February 11, 2013 13:46 IST

An across-the-board rise in passenger fares and an increase in freight rates this year haven’t improved Indian Railways’ financial health. The railways expects a shortfall of Rs 4,000 crore in budgeted passenger earnings. On the freight front, too, business lags targets - loading at the end of this financial year is estimated at 1,012 million tonnes (mt), against the targeted 1,025 mt.

As a result, internal revenue generation in 2012-13 may fall short of the target by about Rs 8,000 crore (Rs 80 billion). To add to woes, diesel prices were raised twice this year, wiping off half the additional revenue of Rs 6,600 crore (Rs 66 billion) the railways was expected to accrue from the passenger fare rise. The plan size has now been to about Rs 52,000 crore (Rs 520 billion).

Passenger earnings would stand at Rs 32,000 crore (Rs 320 billion), against the estimated Rs 36,000 crore (Rs 360 billion), owing to the rollback of the passenger fare rise (except in AC-I and AC-II classes) announced by former railway minister Dinesh Trivedi. “The additional earnings from the passenger fare rise in 2012-13 would be Rs 1,200 crore (Rs 12 billion). However, this did not help much, as the railways was already falling short of its passenger earning targets because of lower volumes,” said a railway official.

The railways is also expected to fall short of the freight earnings target, owing to the economic slowdown. Till December, its freight earnings stood at about 68 per cent of the budgeted target of Rs  89,000 crore. Freight earnings of Rs 61,434 crore (Rs 614.34 billion) in the April-December period are about 25 per cent more than in the corresponding period of 2011. This was primarily due to the pre-Budget across-the-board freight rise of about 25 per cent.

This financial year, the railways showed extreme fiscal prudence. It stuck to the targeted ordinary working expenses, including salaries and other running expenses (excluding pension fund and depreciation reserve fund), of Rs 84,400 crore (Rs 844 billion).

The railways also repaid the Centre a loan of Rs 3,000 crore (Rs 30 billion), at 8.5 per cent interest. The repayment period was two years. The railway ministry had sought the loan outside the gross budgetary support of Rs 24,000 crore. A senior ministry official said, “We stuck to our commitment of repaying the loan amount, rather than paying it back in two years. We have tried to maintain fiscal discipline in 2012-13, as the freight (rate) hike landed us in a very comfortable position.”

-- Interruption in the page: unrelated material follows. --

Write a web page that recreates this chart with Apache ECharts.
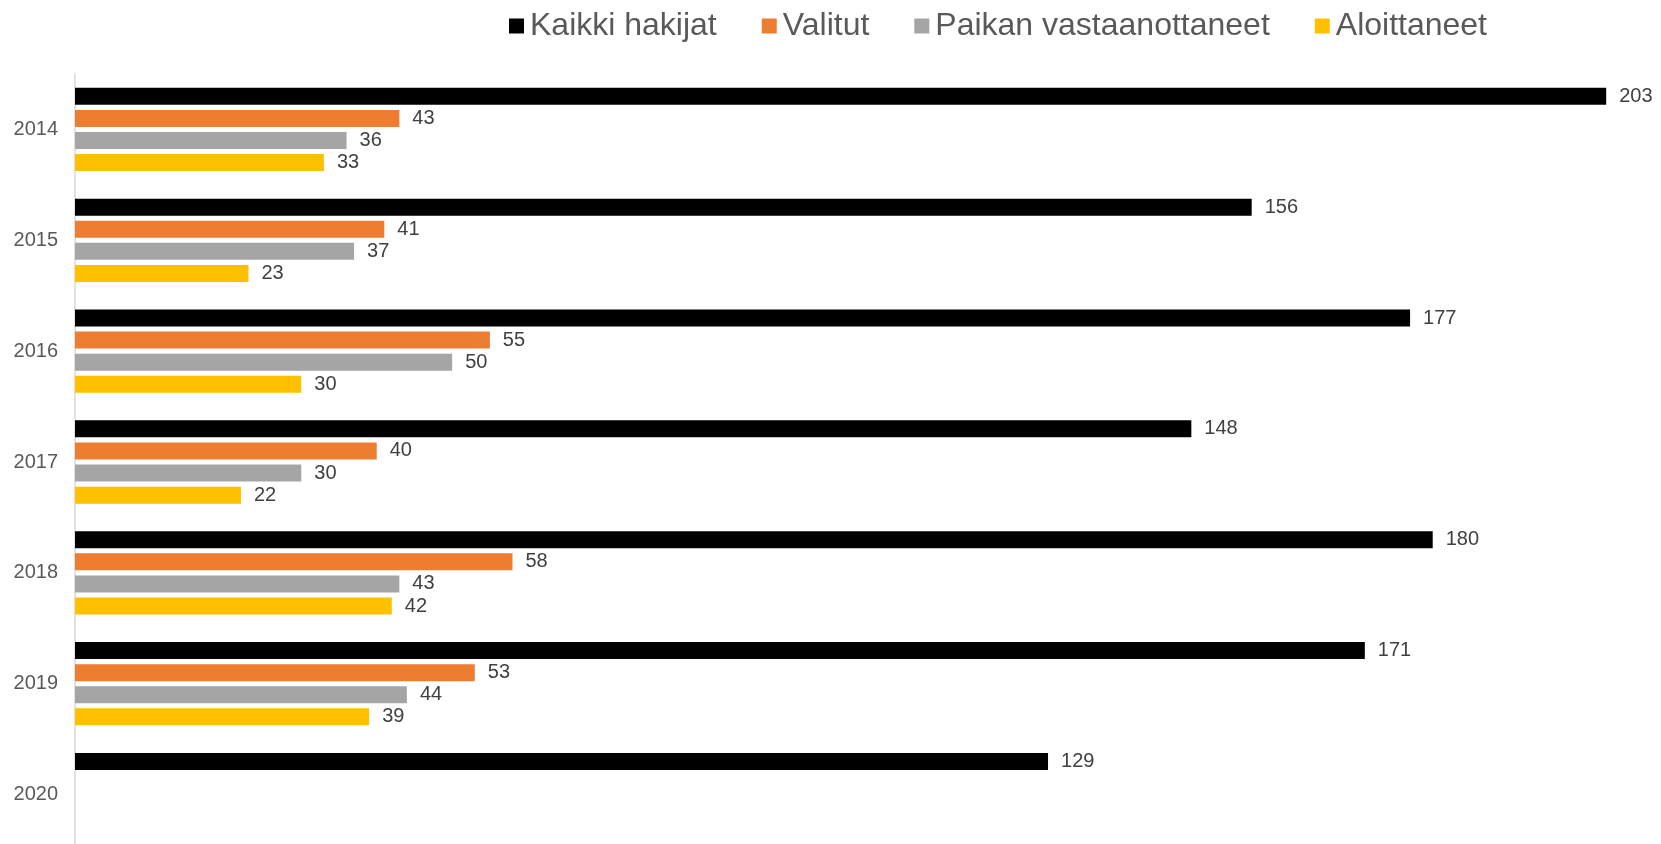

This financial year, the railways prioritised 360 projects worth Rs 4 lakh crore. A senior ministry official told Business Standard, “Right now, the railways is focusing on the existing shelf of projects. We have tied up funds for works at the zonal level. Also, the power to reappropriate funds from one work to another now vests with the board. Earlier, the zone was empowered for this.”

For the first time in about a decade, the railways didn’t opt for a supplementary demand for grants during parliamentary sessions, as it intended to focus its resources on budgeted works, rather than new ones, the official said.